I’m sitting on the patio, the last of the cool morning air hanging on here with me. I listen to the energetic gurgle of two waterfalls in the pond. Notice that I don’t make assumptions about nature. I don’t assume anything about the water in the pond, well, except that it’s not potable. The mosquito fish must be getting big by now. I hope they’re eating all the mosquito larvae that float on the water’s surface.

I don’t make assumptions about the heat, don’t assign malintent to the place on the thermometer where the mercury hovers. It’s going to be a scorcher, an early June heat stroke in the Southwest. I assume it’s cooler here than in Carlsbad or Phoenix. I’d rather be here than there, although I’d rather this heat stroke not hit at all.

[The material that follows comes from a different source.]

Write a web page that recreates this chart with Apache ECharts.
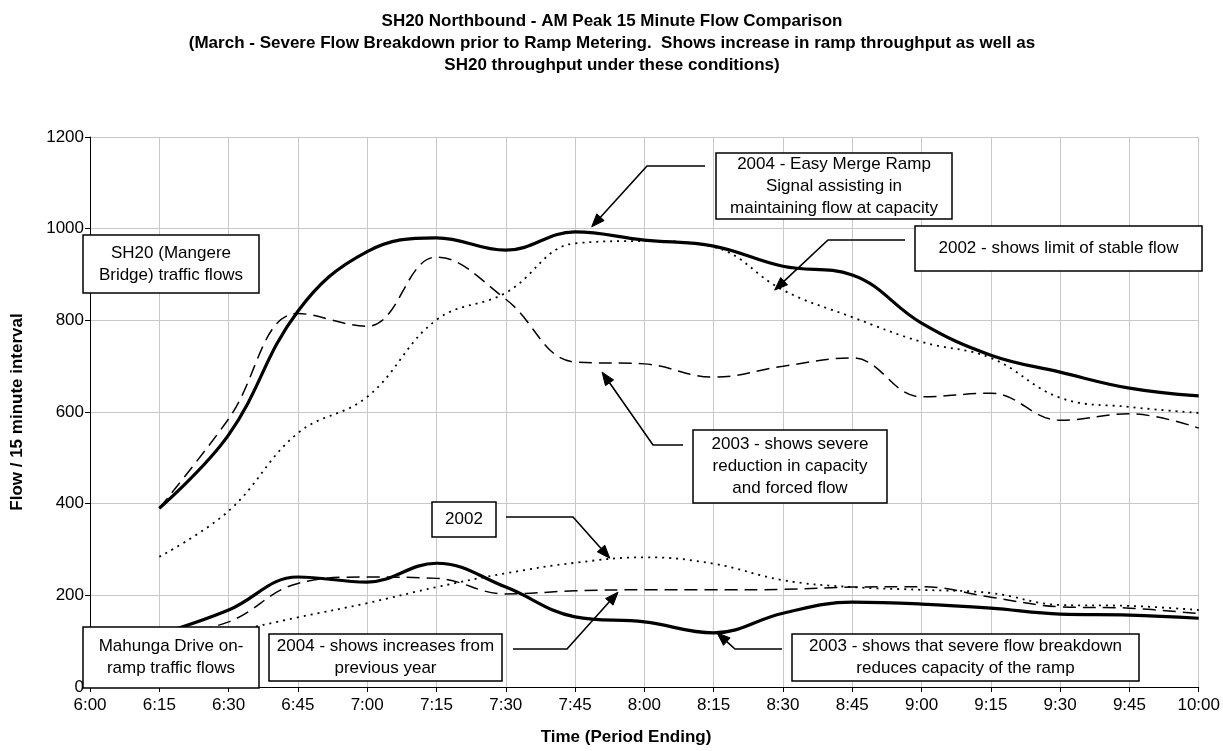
<!DOCTYPE html>
<html><head><meta charset="utf-8">
<script src="https://cdn.jsdelivr.net/npm/echarts@6/dist/echarts.min.js"></script>
<style>html,body{margin:0;padding:0;background:#fff}#c{width:1223px;height:751px}</style>
</head><body><div id="c"></div>
<script>
const times = ['6:00','6:15','6:30','6:45','7:00','7:15','7:30','7:45','8:00','8:15','8:30','8:45','9:00','9:15','9:30','9:45','10:00'];
const yTicks = [0,200,400,600,800,1000,1200];
// SH20 (Mangere Bridge)
const sh20_2004 = [null,390,550,820,950,980,953,993,975,962,918,899,794,724,687,652,635];
const sh20_2003 = [null,390,585,815,787,938,846,709,705,676,700,718,633,641,582,596,565];
const sh20_2002 = [null,284,384,554,633,801,860,968,973,960,866,807,753,718,631,611,598];
// Mahunga Drive on-ramp
const ramp_2004 = [null,115,168,240,229,270,218,153,142,118,161,185,181,172,159,157,150];
const ramp_2003 = [null,110,142,226,240,237,203,210,212,212,213,218,219,196,175,172,160];
const ramp_2002 = [null,95,120,152,183,218,248,271,283,269,233,218,212,205,179,177,168];

const FONT = '"Liberation Sans", Arial, sans-serif';
const chart = echarts.init(document.getElementById('c'), null, {renderer:'canvas'});

function lineSeries(name, data, type, width){
  return {name, type:'line', data, smooth:0.4, symbol:'none', connectNulls:false,
    lineStyle:{color:'#000', width, type}, z:3};
}
chart.setOption({
  animation:false,
  backgroundColor:'#fff',
  grid:{left:90, right:24, top:137, bottom:64, containLabel:false},
  xAxis:{type:'category', data:times, boundaryGap:false,
    axisLine:{lineStyle:{color:'#000', width:1}},
    axisTick:{show:true, length:5, lineStyle:{color:'#000'}},
    axisLabel:{color:'#000', fontFamily:FONT, fontSize:17, margin:10, interval:0},
    splitLine:{show:true, lineStyle:{color:'#c8c8c8', width:1}}},
  yAxis:{type:'value', min:yTicks[0], max:yTicks[yTicks.length-1], interval:200,
    name:'Flow / 15 minute interval', nameLocation:'middle', nameGap:64, nameRotate:90,
    nameTextStyle:{color:'#000', fontFamily:FONT, fontSize:17, fontWeight:'bold'},
    axisLine:{show:true, lineStyle:{color:'#000', width:1}},
    axisTick:{show:true, length:5, lineStyle:{color:'#000'}},
    axisLabel:{color:'#000', fontFamily:FONT, fontSize:17, margin:6, formatter:v=>String(v)},
    splitLine:{show:true, lineStyle:{color:'#c8c8c8', width:1}}},
  series:[
    lineSeries('SH20 2004', sh20_2004, 'solid', 3.2),
    lineSeries('SH20 2003', sh20_2003, [13,7], 1.5),
    lineSeries('SH20 2002', sh20_2002, [2,5], 1.8),
    lineSeries('Ramp 2004', ramp_2004, 'solid', 3.2),
    lineSeries('Ramp 2003', ramp_2003, [13,7], 1.5),
    lineSeries('Ramp 2002', ramp_2002, [2,5], 1.8)
  ]
});

function px(i, v){
  const i0 = Math.floor(i), f = i - i0;
  const a = chart.convertToPixel({xAxisIndex:0, yAxisIndex:0}, [i0, v]);
  if (f === 0) return a;
  const b = chart.convertToPixel({xAxisIndex:0, yAxisIndex:0}, [i0+1, v]);
  return [a[0] + (b[0]-a[0])*f, a[1]];
}

// annotation boxes: [x, y, w, h, text]
const boxes = [
  [83, 235, 176, 58, 'SH20 (Mangere\nBridge) traffic flows'],
  [716, 153, 236, 66, '2004 - Easy Merge Ramp\nSignal assisting in\nmaintaining flow at capacity'],
  [915, 226, 287, 45, '2002 - shows limit of stable flow'],
  [693, 430, 194, 73, '2003 - shows severe\nreduction in capacity\nand forced flow'],
  [432, 502, 64, 35, '2002'],
  [83, 627, 176, 61, 'Mahunga Drive on-\nramp traffic flows'],
  [269, 634, 233, 47, '2004 - shows increases from\nprevious year'],
  [792, 634, 347, 47, '2003 - shows that severe flow breakdown\nreduces capacity of the ramp']
];
// arrows: start point, elbow point, target in data coords [index, value]
const arrows = [
  [[705,166],[647,166],[7.24,1004]],
  [[905,240],[828,240],[9.88,866]],
  [[683,445],[653,445],[7.39,687]],
  [[506,517],[573,517],[7.5,281]],
  [[513,649],[567,649],[7.62,207]],
  [[782,649],[735,649],[9.05,118]]
];

const g = [];
g.push({type:'text', z:10,
  style:{text:'SH20 Northbound - AM Peak 15 Minute Flow Comparison\n(March - Severe Flow Breakdown prior to Ramp Metering.  Shows increase in ramp throughput as well as\nSH20 throughput under these conditions)',
    x:612, y:10, align:'center', verticalAlign:'top', font:'bold 17px '+FONT, lineHeight:22, fill:'#000'}});
g.push({type:'text', z:10,
  style:{text:'Time (Period Ending)', x:626, y:737, align:'center', verticalAlign:'middle', font:'bold 17px '+FONT, fill:'#000'}});

arrows.forEach(a=>{
  const t = px(a[2][0], a[2][1]);
  const e = a[1];
  const dx = t[0]-e[0], dy = t[1]-e[1], L = Math.hypot(dx,dy);
  const ux = dx/L, uy = dy/L;
  const hl = 13, hw = 5;
  const bx = t[0]-ux*hl, by = t[1]-uy*hl;
  g.push({type:'polyline', z:20, shape:{points:[a[0], e, [bx,by]]}, style:{stroke:'#000', lineWidth:1.6, fill:null}});
  g.push({type:'polygon', z:20, shape:{points:[t,[bx-uy*hw, by+ux*hw],[bx+uy*hw, by-ux*hw]]}, style:{fill:'#000', stroke:'#000', lineWidth:1}});
});

boxes.forEach(b=>{
  g.push({type:'rect', z:30, shape:{x:b[0], y:b[1], width:b[2], height:b[3]}, style:{fill:'#fff', stroke:'#000', lineWidth:1.5}});
  g.push({type:'text', z:31, style:{text:b[4], x:b[0]+b[2]/2, y:b[1]+b[3]/2, align:'center', verticalAlign:'middle', font:'17px '+FONT, lineHeight:22, fill:'#000'}});
});
chart.setOption({graphic:g});
</script>
</body></html>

Just like I’d rather the Gulf oil spill not be happening. That’s an understatement. I can’t look at the pictures of oil-soaked pelicans, their watery eyes helpless behind layers of crude—CRUD—and not cry, not feel my stomach turn. I feel so helpless here, far away. I can’t imagine how the people of the coast feel. Ads featuring that British Petroleum CEO are playing these days, causing Jim to snarl at the television, “Oh shut up!” I don’t make assumptions or not make assumptions about that CEO. He is what he is, who he is, and like us all he is living a hell right now every time he thinks about what’s happening in those waters and beaches and reefs.

Assumptions. What is that saying—What does ASSUME mean? It means You make an ASS out of U and ME. How long ago did I first hear that and who told me? Was it Dad during one of our many fights when I was a teenager? We fought about my friends, my habits, his strictness, his expectations. I once got so mad during a fight that I threw a bottle of nail polish at Mom. Cooley and slowly capped the bottle, in my mind’s eye I looked at my freshly painted pink nails, blew on the tips of my fingers to make sure they were as dry as could be, and then I reeled back my arm, took aim, threw.

We made a lot of assumptions about each other then. I assumed my parents were out of touch, old-fashioned, incapable of understanding me. Now that I am the mother of a teenage girl, I wonder what assumptions, if any, she makes about me. I look at the assumptions I make about her. Surely from this writing practice I can take away that this is one place where I have to take special care to not make assumptions.

The pond still gurgles. It gurgles in spite of me here, in the waning cool. I think the scale has tipped, the day is officially hot. I wish it were that easy for me to tip the scale, to move from the place of making assumptions to the place of not making assumptions. I’ve never liked it when people label me. I don’t like to be distilled down by others so that they can better understand me. It’s not real, after all, those assumptions we make about one another. Not real, not like the heat of this day is real, nor the sound of water.